Keir Starmer was right not to try to sugar coat them. As the results were coming in, and lines to take were drafted for Labour ministers on the gruelling media rounds, thoughts will also have been on how to regain the initiative.

The Prime Minister has two main levers: personnel and policy. Keir could decide to shake up his ministerial team, as he did last September. But reshuffles cause more problems than they solve. Yes, you make the small number of colleagues you promote happy. Those who are sacked, however, are furious. And the masses ranks who are passed over will be disappointed, sometimes bitterly.

When Lucy Powell was sacked in the autumn she went on to be elected deputy Labour leader. Lucy now attends political Cabinet, held without civil servants so that the PM can discuss strategy and party matters with his senior ministerial team and Labour officials.

The PM has been tipped to find a government job for Sir Sadiq Khan to shore up his support. Like Lucy, the London mayor is on the left of the party. Adding Sadiq to political Cabinet could be an easier way to bind him in. The PM could even make the same offer to leadership rival Andy Burnham.

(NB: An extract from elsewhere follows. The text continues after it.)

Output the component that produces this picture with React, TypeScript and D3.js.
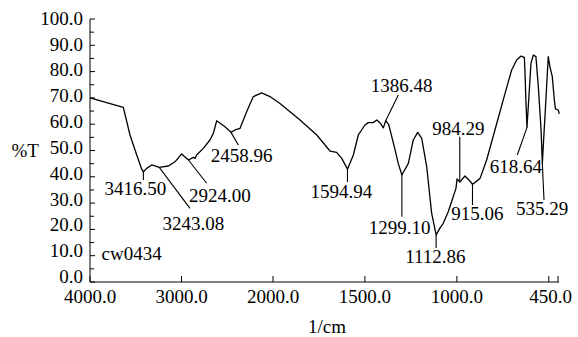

On policy, Keir is expected to deliver a major speech next week, ahead of the King’s Speech which will set out the government’s legislative agenda for the next Parliament.

He is set to double down on closer alignment with the Europe Union to boost the economy. While that risks going down badly with Labour supporters who voted for Brexit, particularly in the ‘red wall’, it will be welcomed by the party’s overwhelmingly pro-EU activists.

But given the growing impact Iran is having on the price of fuel, food and other essentials, measures on the cost of living must be a priority. These results have inevitably triggered questions about Keir’s leadership.

Those in Labour’s ranks debating who should be leader are asking the wrong question. Instead, they should be asking how the government can do more to make people better off and confident about the future.

At the heart of these results is anger, even fury, over living standards which have stagnated or fallen since the 2008 financial crash and a sense that things are only going to get worse for families, communities and the country. Ever since the credit crunch the public have hit the big red button marked ‘change’ at every opportunity they have been given.

They did it when they voted for the coalition in 2010, the Tories in 2015, for Brexit in 2016, Boris Johnson in 2019 and Keir Starmer and Labour in 2024. Voters are going to keep hitting that big red button until someone does change their lives for the better.